Quote the whole listing word for word, please.

════════════════

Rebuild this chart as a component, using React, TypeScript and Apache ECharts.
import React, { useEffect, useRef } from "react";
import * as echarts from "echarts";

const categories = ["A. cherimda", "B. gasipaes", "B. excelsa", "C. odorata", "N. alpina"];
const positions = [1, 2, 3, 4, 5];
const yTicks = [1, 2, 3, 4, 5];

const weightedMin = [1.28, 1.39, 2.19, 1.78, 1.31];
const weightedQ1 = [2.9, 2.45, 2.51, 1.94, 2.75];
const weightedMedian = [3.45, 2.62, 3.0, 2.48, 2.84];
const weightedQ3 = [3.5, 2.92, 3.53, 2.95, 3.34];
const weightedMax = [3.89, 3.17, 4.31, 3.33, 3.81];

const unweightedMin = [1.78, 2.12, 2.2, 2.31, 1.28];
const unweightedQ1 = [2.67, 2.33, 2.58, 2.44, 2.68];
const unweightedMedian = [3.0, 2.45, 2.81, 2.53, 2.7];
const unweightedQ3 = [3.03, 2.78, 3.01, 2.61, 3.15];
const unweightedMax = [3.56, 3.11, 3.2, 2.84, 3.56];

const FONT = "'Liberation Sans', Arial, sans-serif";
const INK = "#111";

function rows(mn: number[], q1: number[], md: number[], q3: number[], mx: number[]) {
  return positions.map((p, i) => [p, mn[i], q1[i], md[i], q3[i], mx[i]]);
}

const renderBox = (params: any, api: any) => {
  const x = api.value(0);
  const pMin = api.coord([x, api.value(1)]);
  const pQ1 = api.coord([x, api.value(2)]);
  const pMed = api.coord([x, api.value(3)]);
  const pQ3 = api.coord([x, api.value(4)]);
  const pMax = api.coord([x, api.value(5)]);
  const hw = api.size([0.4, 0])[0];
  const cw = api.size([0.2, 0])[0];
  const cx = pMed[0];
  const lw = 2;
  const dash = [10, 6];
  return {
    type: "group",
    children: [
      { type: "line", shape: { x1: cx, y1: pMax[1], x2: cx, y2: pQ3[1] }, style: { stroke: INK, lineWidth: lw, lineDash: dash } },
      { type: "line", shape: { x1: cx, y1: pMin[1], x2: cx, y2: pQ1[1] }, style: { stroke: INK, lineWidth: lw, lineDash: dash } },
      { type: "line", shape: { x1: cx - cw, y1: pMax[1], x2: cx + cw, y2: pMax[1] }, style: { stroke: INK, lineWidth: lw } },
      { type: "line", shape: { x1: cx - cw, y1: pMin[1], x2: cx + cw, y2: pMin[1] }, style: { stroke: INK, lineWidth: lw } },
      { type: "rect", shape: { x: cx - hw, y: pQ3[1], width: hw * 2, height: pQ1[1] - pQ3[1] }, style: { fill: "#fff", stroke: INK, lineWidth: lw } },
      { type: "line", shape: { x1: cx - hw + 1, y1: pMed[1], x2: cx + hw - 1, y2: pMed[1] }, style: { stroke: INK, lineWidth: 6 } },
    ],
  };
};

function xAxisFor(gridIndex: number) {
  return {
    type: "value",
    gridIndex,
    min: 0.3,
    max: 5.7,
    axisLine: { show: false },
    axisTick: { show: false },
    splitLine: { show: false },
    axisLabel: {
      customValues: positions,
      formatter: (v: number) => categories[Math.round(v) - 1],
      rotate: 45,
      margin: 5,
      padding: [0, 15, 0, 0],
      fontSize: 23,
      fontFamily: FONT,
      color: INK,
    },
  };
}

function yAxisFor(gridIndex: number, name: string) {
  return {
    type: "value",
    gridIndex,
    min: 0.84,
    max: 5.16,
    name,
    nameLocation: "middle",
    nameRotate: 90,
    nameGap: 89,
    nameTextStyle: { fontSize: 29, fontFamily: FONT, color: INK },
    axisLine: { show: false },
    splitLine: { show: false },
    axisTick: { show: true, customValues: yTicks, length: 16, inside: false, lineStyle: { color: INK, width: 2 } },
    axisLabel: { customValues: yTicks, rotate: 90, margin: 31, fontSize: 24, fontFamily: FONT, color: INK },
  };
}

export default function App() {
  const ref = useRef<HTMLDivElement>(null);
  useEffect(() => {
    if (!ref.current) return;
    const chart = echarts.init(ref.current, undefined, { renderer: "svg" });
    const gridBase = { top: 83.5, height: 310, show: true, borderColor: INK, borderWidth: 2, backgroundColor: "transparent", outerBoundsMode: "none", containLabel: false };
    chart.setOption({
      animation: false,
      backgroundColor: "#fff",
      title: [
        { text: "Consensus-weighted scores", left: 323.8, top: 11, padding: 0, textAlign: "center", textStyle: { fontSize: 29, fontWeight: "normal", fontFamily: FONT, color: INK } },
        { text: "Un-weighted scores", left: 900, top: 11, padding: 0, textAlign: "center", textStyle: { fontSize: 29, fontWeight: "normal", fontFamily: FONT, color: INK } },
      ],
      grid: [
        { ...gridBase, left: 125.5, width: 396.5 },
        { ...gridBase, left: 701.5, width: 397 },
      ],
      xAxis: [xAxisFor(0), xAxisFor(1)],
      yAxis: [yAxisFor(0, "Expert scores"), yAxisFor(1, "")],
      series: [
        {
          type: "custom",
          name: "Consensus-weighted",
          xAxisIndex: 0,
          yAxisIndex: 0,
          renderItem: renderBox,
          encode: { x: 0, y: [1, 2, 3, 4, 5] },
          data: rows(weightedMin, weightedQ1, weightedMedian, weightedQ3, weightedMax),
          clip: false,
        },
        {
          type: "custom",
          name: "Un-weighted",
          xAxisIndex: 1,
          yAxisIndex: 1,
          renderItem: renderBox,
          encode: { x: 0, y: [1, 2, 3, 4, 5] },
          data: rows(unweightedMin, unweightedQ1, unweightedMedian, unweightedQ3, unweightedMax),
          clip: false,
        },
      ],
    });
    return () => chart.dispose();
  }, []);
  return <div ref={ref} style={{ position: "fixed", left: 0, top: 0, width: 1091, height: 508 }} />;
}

════════════════

FINAL RESULT:
Rebuild this chart as a component, using React, TypeScript and Apache ECharts.
import React, { useEffect, useRef } from "react";
import * as echarts from "echarts";

const categories = ["A. cherimda", "B. gasipaes", "B. excelsa", "C. odorata", "N. alpina"];
const positions = [1, 2, 3, 4, 5];
const yTicks = [1, 2, 3, 4, 5];

const weightedMin = [1.28, 1.39, 2.19, 1.78, 1.31];
const weightedQ1 = [2.9, 2.45, 2.51, 1.94, 2.75];
const weightedMedian = [3.45, 2.62, 3.0, 2.48, 2.84];
const weightedQ3 = [3.5, 2.92, 3.53, 2.95, 3.34];
const weightedMax = [3.89, 3.17, 4.31, 3.33, 3.81];

const unweightedMin = [1.78, 2.12, 2.2, 2.31, 1.28];
const unweightedQ1 = [2.67, 2.33, 2.58, 2.44, 2.68];
const unweightedMedian = [3.0, 2.45, 2.81, 2.53, 2.7];
const unweightedQ3 = [3.03, 2.78, 3.01, 2.61, 3.15];
const unweightedMax = [3.56, 3.11, 3.2, 2.84, 3.56];

const FONT = "'Liberation Sans', Arial, sans-serif";
const INK = "#111";

function rows(mn: number[], q1: number[], md: number[], q3: number[], mx: number[]) {
  return positions.map((p, i) => [p, mn[i], q1[i], md[i], q3[i], mx[i]]);
}

const renderBox = (params: any, api: any) => {
  const x = api.value(0);
  const pMin = api.coord([x, api.value(1)]);
  const pQ1 = api.coord([x, api.value(2)]);
  const pMed = api.coord([x, api.value(3)]);
  const pQ3 = api.coord([x, api.value(4)]);
  const pMax = api.coord([x, api.value(5)]);
  const hw = api.size([0.4, 0])[0];
  const cw = api.size([0.2, 0])[0];
  const cx = pMed[0];
  const lw = 2;
  const dash = [10, 6];
  return {
    type: "group",
    children: [
      { type: "line", shape: { x1: cx, y1: pMax[1], x2: cx, y2: pQ3[1] }, style: { stroke: INK, lineWidth: lw, lineDash: dash } },
      { type: "line", shape: { x1: cx, y1: pMin[1], x2: cx, y2: pQ1[1] }, style: { stroke: INK, lineWidth: lw, lineDash: dash } },
      { type: "line", shape: { x1: cx - cw, y1: pMax[1], x2: cx + cw, y2: pMax[1] }, style: { stroke: INK, lineWidth: lw } },
      { type: "line", shape: { x1: cx - cw, y1: pMin[1], x2: cx + cw, y2: pMin[1] }, style: { stroke: INK, lineWidth: lw } },
      { type: "rect", shape: { x: cx - hw, y: pQ3[1], width: hw * 2, height: pQ1[1] - pQ3[1] }, style: { fill: "#fff", stroke: INK, lineWidth: lw } },
      { type: "line", shape: { x1: cx - hw + 1, y1: pMed[1], x2: cx + hw - 1, y2: pMed[1] }, style: { stroke: INK, lineWidth: 6 } },
    ],
  };
};

function xAxisFor(gridIndex: number) {
  return {
    type: "value",
    gridIndex,
    min: 0.3,
    max: 5.7,
    axisLine: { show: false },
    axisTick: { show: false },
    splitLine: { show: false },
    axisLabel: {
      customValues: positions,
      formatter: (v: number) => categories[Math.round(v) - 1],
      rotate: 45,
      margin: 5,
      padding: [0, 15, 0, 0],
      fontSize: 23,
      fontFamily: FONT,
      color: INK,
    },
  };
}

function yAxisFor(gridIndex: number, name: string) {
  return {
    type: "value",
    gridIndex,
    min: 0.84,
    max: 5.16,
    name,
    nameLocation: "middle",
    nameRotate: 90,
    nameGap: 89,
    nameTextStyle: { fontSize: 29, fontFamily: FONT, color: INK },
    axisLine: { show: false },
    splitLine: { show: false },
    axisTick: { show: true, customValues: yTicks, length: 16, inside: false, lineStyle: { color: INK, width: 2 } },
    axisLabel: { customValues: yTicks, rotate: 90, margin: 31, fontSize: 24, fontFamily: FONT, color: INK },
  };
}

export default function App() {
  const ref = useRef<HTMLDivElement>(null);
  useEffect(() => {
    if (!ref.current) return;
    const chart = echarts.init(ref.current, undefined, { renderer: "svg" });
    const gridBase = { top: 83.5, height: 310, show: true, borderColor: INK, borderWidth: 2, backgroundColor: "transparent", outerBoundsMode: "none", containLabel: false };
    chart.setOption({
      animation: false,
      backgroundColor: "#fff",
      title: [
        { text: "Consensus-weighted scores", left: 323.8, top: 11, padding: 0, textAlign: "center", textStyle: { fontSize: 29, fontWeight: "normal", fontFamily: FONT, color: INK } },
        { text: "Un-weighted scores", left: 900, top: 11, padding: 0, textAlign: "center", textStyle: { fontSize: 29, fontWeight: "normal", fontFamily: FONT, color: INK } },
      ],
      grid: [
        { ...gridBase, left: 125.5, width: 396.5 },
        { ...gridBase, left: 701.5, width: 397 },
      ],
      xAxis: [xAxisFor(0), xAxisFor(1)],
      yAxis: [yAxisFor(0, "Expert scores"), yAxisFor(1, "")],
      series: [
        {
          type: "custom",
          name: "Consensus-weighted",
          xAxisIndex: 0,
          yAxisIndex: 0,
          renderItem: renderBox,
          encode: { x: 0, y: [1, 2, 3, 4, 5] },
          data: rows(weightedMin, weightedQ1, weightedMedian, weightedQ3, weightedMax),
          clip: false,
        },
        {
          type: "custom",
          name: "Un-weighted",
          xAxisIndex: 1,
          yAxisIndex: 1,
          renderItem: renderBox,
          encode: { x: 0, y: [1, 2, 3, 4, 5] },
          data: rows(unweightedMin, unweightedQ1, unweightedMedian, unweightedQ3, unweightedMax),
          clip: false,
        },
      ],
    });
    return () => chart.dispose();
  }, []);
  return <div ref={ref} style={{ position: "fixed", left: 0, top: 0, width: 1091, height: 508 }} />;
}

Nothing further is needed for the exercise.